-- Start SOURCE DATA --

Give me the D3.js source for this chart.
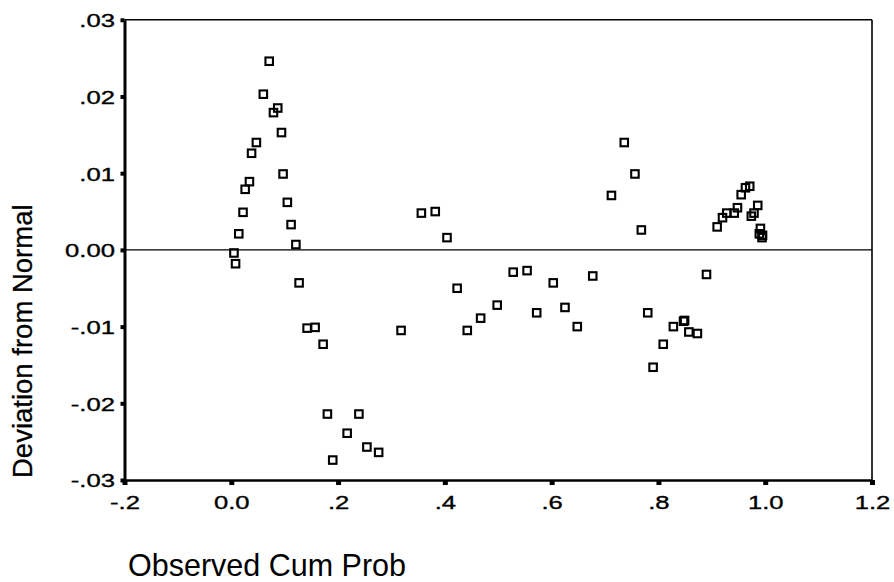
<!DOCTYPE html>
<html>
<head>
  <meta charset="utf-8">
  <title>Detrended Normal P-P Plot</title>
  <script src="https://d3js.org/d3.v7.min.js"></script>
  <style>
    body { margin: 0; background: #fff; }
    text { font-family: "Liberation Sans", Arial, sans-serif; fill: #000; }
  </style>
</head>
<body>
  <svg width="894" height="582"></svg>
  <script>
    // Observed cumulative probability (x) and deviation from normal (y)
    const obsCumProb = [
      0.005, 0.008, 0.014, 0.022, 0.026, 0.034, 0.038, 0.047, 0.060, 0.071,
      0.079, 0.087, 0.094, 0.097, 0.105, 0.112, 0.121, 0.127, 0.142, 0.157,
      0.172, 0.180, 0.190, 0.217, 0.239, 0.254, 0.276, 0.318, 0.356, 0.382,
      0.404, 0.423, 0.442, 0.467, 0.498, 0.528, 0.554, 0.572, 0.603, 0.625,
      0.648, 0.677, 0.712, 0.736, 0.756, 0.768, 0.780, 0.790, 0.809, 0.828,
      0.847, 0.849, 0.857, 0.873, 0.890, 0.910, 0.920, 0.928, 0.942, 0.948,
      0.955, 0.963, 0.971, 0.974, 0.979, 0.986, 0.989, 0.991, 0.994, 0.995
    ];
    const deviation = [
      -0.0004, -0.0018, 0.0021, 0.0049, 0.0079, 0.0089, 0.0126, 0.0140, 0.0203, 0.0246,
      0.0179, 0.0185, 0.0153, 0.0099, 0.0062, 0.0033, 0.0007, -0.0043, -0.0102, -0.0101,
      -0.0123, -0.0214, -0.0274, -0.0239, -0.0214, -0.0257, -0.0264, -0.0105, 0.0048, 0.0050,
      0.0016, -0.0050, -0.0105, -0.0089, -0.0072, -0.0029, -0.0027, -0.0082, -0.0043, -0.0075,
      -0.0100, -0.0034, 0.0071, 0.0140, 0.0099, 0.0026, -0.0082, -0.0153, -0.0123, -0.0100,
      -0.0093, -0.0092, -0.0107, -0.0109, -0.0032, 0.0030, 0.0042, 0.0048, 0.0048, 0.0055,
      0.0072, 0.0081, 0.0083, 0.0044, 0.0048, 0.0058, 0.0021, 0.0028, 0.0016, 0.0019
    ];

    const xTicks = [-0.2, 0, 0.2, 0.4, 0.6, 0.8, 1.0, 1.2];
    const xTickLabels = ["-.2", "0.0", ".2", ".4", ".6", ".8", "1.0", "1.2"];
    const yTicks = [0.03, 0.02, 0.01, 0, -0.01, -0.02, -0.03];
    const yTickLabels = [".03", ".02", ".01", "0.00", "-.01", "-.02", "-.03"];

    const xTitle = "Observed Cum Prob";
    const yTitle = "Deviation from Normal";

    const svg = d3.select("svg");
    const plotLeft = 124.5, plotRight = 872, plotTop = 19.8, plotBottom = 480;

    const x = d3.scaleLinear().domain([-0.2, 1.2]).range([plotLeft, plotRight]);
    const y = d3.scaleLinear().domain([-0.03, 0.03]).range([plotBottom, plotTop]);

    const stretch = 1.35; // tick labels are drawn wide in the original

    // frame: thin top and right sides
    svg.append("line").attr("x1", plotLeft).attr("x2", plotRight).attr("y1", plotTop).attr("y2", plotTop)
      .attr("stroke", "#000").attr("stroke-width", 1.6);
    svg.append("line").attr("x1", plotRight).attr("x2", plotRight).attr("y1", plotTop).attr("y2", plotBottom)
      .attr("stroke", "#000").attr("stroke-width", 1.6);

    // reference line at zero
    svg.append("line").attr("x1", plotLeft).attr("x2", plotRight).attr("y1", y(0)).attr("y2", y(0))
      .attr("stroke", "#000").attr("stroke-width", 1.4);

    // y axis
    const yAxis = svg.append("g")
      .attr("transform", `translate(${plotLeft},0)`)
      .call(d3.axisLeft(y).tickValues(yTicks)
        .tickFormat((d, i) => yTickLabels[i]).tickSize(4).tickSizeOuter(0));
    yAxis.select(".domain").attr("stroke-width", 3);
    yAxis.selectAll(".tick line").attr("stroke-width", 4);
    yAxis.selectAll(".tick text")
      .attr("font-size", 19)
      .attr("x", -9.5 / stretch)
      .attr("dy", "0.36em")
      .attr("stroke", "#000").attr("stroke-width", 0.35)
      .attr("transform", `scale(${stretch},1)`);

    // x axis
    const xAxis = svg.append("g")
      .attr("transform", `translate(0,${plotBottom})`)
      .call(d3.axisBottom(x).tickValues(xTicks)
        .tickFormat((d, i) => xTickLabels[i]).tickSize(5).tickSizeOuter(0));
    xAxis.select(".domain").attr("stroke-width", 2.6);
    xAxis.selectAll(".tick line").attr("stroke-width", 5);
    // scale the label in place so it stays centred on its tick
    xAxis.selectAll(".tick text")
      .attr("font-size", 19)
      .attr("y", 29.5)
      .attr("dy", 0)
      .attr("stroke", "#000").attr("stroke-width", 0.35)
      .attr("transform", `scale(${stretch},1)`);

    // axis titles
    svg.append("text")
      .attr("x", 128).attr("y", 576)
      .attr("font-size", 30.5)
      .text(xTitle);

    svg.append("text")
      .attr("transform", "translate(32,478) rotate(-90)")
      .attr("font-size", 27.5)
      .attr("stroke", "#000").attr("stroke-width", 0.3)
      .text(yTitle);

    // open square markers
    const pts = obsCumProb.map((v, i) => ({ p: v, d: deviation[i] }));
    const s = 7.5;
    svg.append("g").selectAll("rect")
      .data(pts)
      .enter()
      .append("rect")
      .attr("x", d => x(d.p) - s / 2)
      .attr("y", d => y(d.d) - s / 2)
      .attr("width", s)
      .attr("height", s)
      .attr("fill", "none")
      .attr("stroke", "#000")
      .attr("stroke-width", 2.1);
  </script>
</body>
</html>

-- End SOURCE DATA --

* **EXERCISE REQUIREMENTS**
The data above should be repeated exactly, minus any pictures.

* **ANSWER BELOW**
Give me the D3.js source for this chart.
<!DOCTYPE html>
<html>
<head>
  <meta charset="utf-8">
  <title>Detrended Normal P-P Plot</title>
  <script src="https://d3js.org/d3.v7.min.js"></script>
  <style>
    body { margin: 0; background: #fff; }
    text { font-family: "Liberation Sans", Arial, sans-serif; fill: #000; }
  </style>
</head>
<body>
  <svg width="894" height="582"></svg>
  <script>
    // Observed cumulative probability (x) and deviation from normal (y)
    const obsCumProb = [
      0.005, 0.008, 0.014, 0.022, 0.026, 0.034, 0.038, 0.047, 0.060, 0.071,
      0.079, 0.087, 0.094, 0.097, 0.105, 0.112, 0.121, 0.127, 0.142, 0.157,
      0.172, 0.180, 0.190, 0.217, 0.239, 0.254, 0.276, 0.318, 0.356, 0.382,
      0.404, 0.423, 0.442, 0.467, 0.498, 0.528, 0.554, 0.572, 0.603, 0.625,
      0.648, 0.677, 0.712, 0.736, 0.756, 0.768, 0.780, 0.790, 0.809, 0.828,
      0.847, 0.849, 0.857, 0.873, 0.890, 0.910, 0.920, 0.928, 0.942, 0.948,
      0.955, 0.963, 0.971, 0.974, 0.979, 0.986, 0.989, 0.991, 0.994, 0.995
    ];
    const deviation = [
      -0.0004, -0.0018, 0.0021, 0.0049, 0.0079, 0.0089, 0.0126, 0.0140, 0.0203, 0.0246,
      0.0179, 0.0185, 0.0153, 0.0099, 0.0062, 0.0033, 0.0007, -0.0043, -0.0102, -0.0101,
      -0.0123, -0.0214, -0.0274, -0.0239, -0.0214, -0.0257, -0.0264, -0.0105, 0.0048, 0.0050,
      0.0016, -0.0050, -0.0105, -0.0089, -0.0072, -0.0029, -0.0027, -0.0082, -0.0043, -0.0075,
      -0.0100, -0.0034, 0.0071, 0.0140, 0.0099, 0.0026, -0.0082, -0.0153, -0.0123, -0.0100,
      -0.0093, -0.0092, -0.0107, -0.0109, -0.0032, 0.0030, 0.0042, 0.0048, 0.0048, 0.0055,
      0.0072, 0.0081, 0.0083, 0.0044, 0.0048, 0.0058, 0.0021, 0.0028, 0.0016, 0.0019
    ];

    const xTicks = [-0.2, 0, 0.2, 0.4, 0.6, 0.8, 1.0, 1.2];
    const xTickLabels = ["-.2", "0.0", ".2", ".4", ".6", ".8", "1.0", "1.2"];
    const yTicks = [0.03, 0.02, 0.01, 0, -0.01, -0.02, -0.03];
    const yTickLabels = [".03", ".02", ".01", "0.00", "-.01", "-.02", "-.03"];

    const xTitle = "Observed Cum Prob";
    const yTitle = "Deviation from Normal";

    const svg = d3.select("svg");
    const plotLeft = 124.5, plotRight = 872, plotTop = 19.8, plotBottom = 480;

    const x = d3.scaleLinear().domain([-0.2, 1.2]).range([plotLeft, plotRight]);
    const y = d3.scaleLinear().domain([-0.03, 0.03]).range([plotBottom, plotTop]);

    const stretch = 1.35; // tick labels are drawn wide in the original

    // frame: thin top and right sides
    svg.append("line").attr("x1", plotLeft).attr("x2", plotRight).attr("y1", plotTop).attr("y2", plotTop)
      .attr("stroke", "#000").attr("stroke-width", 1.6);
    svg.append("line").attr("x1", plotRight).attr("x2", plotRight).attr("y1", plotTop).attr("y2", plotBottom)
      .attr("stroke", "#000").attr("stroke-width", 1.6);

    // reference line at zero
    svg.append("line").attr("x1", plotLeft).attr("x2", plotRight).attr("y1", y(0)).attr("y2", y(0))
      .attr("stroke", "#000").attr("stroke-width", 1.4);

    // y axis
    const yAxis = svg.append("g")
      .attr("transform", `translate(${plotLeft},0)`)
      .call(d3.axisLeft(y).tickValues(yTicks)
        .tickFormat((d, i) => yTickLabels[i]).tickSize(4).tickSizeOuter(0));
    yAxis.select(".domain").attr("stroke-width", 3);
    yAxis.selectAll(".tick line").attr("stroke-width", 4);
    yAxis.selectAll(".tick text")
      .attr("font-size", 19)
      .attr("x", -9.5 / stretch)
      .attr("dy", "0.36em")
      .attr("stroke", "#000").attr("stroke-width", 0.35)
      .attr("transform", `scale(${stretch},1)`);

    // x axis
    const xAxis = svg.append("g")
      .attr("transform", `translate(0,${plotBottom})`)
      .call(d3.axisBottom(x).tickValues(xTicks)
        .tickFormat((d, i) => xTickLabels[i]).tickSize(5).tickSizeOuter(0));
    xAxis.select(".domain").attr("stroke-width", 2.6);
    xAxis.selectAll(".tick line").attr("stroke-width", 5);
    // scale the label in place so it stays centred on its tick
    xAxis.selectAll(".tick text")
      .attr("font-size", 19)
      .attr("y", 29.5)
      .attr("dy", 0)
      .attr("stroke", "#000").attr("stroke-width", 0.35)
      .attr("transform", `scale(${stretch},1)`);

    // axis titles
    svg.append("text")
      .attr("x", 128).attr("y", 576)
      .attr("font-size", 30.5)
      .text(xTitle);

    svg.append("text")
      .attr("transform", "translate(32,478) rotate(-90)")
      .attr("font-size", 27.5)
      .attr("stroke", "#000").attr("stroke-width", 0.3)
      .text(yTitle);

    // open square markers
    const pts = obsCumProb.map((v, i) => ({ p: v, d: deviation[i] }));
    const s = 7.5;
    svg.append("g").selectAll("rect")
      .data(pts)
      .enter()
      .append("rect")
      .attr("x", d => x(d.p) - s / 2)
      .attr("y", d => y(d.d) - s / 2)
      .attr("width", s)
      .attr("height", s)
      .attr("fill", "none")
      .attr("stroke", "#000")
      .attr("stroke-width", 2.1);
  </script>
</body>
</html>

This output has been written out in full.